The ART (Regulation) Bill, which is still in the drafting stage, is looking at addressing this issue by establishing a National Registry for the regulation and supervision of IVF clinics.

 

However, at the same time, experts rue that the proposed legislation is silent on the regulation of the semen banks, which are a key player in the ART industry.

 

These banks not only provide donor semen but also donor oocytes or eggs and surrogates. The egg retrieval from a donor is a complicated process which needs sophisticated equipment and expertise. Observers say that the process of equipping semen banks for these procedures is not clear in the proposed ART guidelines.

 

Renowned Delhi-based gynaecologist Dr M Gouri Devi argues that the draft Bill “should not accept the social stigma attached to infertility as a norm” and should ideally encourage adoption and foster parenthood.

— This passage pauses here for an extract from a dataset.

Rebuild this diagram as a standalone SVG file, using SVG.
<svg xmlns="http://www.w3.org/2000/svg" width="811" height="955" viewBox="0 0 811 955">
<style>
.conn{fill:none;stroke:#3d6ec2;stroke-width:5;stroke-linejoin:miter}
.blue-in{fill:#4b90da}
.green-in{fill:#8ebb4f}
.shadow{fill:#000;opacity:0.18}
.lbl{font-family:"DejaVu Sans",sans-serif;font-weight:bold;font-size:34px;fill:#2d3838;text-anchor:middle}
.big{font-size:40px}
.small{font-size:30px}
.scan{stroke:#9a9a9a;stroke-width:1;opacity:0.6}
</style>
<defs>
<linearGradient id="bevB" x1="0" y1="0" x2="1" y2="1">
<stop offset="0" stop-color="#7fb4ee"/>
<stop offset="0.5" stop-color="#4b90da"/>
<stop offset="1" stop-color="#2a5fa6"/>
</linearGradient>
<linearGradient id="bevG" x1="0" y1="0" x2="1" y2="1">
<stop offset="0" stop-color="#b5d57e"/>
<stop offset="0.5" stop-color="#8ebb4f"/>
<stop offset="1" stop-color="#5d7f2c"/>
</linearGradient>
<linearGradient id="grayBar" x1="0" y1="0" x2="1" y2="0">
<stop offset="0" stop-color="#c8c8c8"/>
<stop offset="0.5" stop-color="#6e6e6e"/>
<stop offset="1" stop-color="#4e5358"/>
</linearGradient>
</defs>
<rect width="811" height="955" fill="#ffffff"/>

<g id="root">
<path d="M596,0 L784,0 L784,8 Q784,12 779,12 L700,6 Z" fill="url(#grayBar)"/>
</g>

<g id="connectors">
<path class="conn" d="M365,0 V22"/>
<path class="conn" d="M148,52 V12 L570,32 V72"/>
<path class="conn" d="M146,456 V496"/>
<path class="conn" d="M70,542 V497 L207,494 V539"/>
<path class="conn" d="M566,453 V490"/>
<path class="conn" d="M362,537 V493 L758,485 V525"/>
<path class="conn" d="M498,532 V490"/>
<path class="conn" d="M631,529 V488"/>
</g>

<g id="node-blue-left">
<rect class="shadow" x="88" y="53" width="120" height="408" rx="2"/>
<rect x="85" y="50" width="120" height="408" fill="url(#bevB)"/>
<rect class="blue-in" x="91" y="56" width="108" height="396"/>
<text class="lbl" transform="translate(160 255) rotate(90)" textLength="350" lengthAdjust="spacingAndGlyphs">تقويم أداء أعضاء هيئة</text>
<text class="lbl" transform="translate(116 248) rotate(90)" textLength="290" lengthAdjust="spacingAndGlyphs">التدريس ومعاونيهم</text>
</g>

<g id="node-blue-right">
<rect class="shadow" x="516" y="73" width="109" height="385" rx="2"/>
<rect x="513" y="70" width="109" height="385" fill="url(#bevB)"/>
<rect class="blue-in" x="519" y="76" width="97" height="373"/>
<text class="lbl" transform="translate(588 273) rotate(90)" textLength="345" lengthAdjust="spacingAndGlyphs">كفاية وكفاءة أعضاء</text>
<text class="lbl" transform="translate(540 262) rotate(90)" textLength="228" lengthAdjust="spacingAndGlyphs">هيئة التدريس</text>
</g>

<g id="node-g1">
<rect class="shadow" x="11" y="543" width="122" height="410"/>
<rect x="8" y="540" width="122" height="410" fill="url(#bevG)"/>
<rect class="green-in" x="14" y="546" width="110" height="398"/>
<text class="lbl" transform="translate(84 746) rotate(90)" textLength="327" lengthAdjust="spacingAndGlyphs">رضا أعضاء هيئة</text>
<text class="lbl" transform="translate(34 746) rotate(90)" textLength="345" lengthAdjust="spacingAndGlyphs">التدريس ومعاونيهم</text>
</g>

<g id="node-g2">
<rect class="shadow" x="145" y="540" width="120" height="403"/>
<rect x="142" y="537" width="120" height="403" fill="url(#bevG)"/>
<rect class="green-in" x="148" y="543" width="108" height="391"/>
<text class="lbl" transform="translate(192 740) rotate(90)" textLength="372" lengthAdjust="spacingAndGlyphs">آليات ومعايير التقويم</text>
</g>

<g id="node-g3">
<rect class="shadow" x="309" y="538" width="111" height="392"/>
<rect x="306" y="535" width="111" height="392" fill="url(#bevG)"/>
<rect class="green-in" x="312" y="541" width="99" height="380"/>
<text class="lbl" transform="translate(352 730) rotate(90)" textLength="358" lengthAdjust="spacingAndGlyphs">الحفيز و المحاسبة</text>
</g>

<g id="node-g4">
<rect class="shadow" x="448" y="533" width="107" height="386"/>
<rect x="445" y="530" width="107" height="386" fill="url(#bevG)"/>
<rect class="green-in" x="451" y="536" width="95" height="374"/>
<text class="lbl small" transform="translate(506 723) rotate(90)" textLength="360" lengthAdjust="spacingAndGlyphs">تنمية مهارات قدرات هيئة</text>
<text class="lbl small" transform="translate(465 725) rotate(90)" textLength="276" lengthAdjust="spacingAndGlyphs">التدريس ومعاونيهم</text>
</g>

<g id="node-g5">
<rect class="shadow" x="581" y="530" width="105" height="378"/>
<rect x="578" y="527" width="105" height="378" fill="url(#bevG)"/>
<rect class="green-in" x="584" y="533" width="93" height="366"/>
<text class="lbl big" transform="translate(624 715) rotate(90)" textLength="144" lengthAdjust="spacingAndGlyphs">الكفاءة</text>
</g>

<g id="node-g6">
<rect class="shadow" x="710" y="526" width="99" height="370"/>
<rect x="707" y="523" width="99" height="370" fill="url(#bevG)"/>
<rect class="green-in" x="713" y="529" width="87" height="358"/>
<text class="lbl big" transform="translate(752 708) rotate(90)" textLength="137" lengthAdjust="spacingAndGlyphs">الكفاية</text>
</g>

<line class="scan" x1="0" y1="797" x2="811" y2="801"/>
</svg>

Women’s health activists say that the proposed Bill should clearly mention the various health risks and adverse outcomes of IVF technology.

 

Experts also raise concerns on lack of regulations against excessive sperm and egg donations. Such a scenario would lead to several genetically-related children around the world. There are several media reports of sperm donors fathering over a dozen children. In 2016 the BBC published a report where a sperm donor claimed to have fathered 800 kids!

 

Some observers also fear that ART will give humans the ability to manipulate their genetic heredity. In the book, Making Babies: Birth Markets And Assisted Reproductive Technologies In India, award-winning health journalist and consultant Sandhya Srinivasan writes, “...what humans will do when they gain the ability to choose offspring genetic variants...How extreme will they go?...Will parents choose genes that create more extremes in personality? One can imagine some parents aiming for offspring minds that are perfect to become a calculating, driven, domineering, and charismatic CEO while other parents aim for cognitive attributes that make a great scientist or iconoclastic inventor or musician.”

 

The concerns of Srinivasan are not unfounded. According to a Times of India report, there is a growing trend in childless couples seeking IVF treatment to look for egg or sperm donors who have high paying jobs, belong to high caste and are educated, fair, tall and vegetarian!

 

And there is no way this trend can be prevented. There is no law which prohibits a couple to go for a ‘customised child’.

 

The Indian Council of Medical Research (ICMR) makes it mandatory for an IVF clinic to record relevant information of egg or sperm donors such as height, weight, age, educational qualification, profession, colour of the skin and eyes and family background with respect to history of any familial disorder. All the information is shared with the recipient.

 

The Way Forward

IVF: Solving Infertility for India, and the World 

The Government should intensely review the regulatory aspect of the industry for quality management of IVF centres and safety of patients.

 

Experts also suggest that Government should make it mandatory for all infertility clinics to register under National ART registry of India (NARI). As per the EY report, only 30% clinics at present are registered with NARI.

 

Mandatory registrations should follow setup of minimum quality standards for centres, data and process protocols to prevent genetic profiling and sex selection, confidentiality guidelines, patient and donor consent norms, storage standards etc.

 

Technology can no doubt open doors for childless couples. However, in matters of public health it becomes imperative to set a framework protecting all stakeholders from purely commercial considerations. Such a holistic approach is key to bring in a better tomorrow.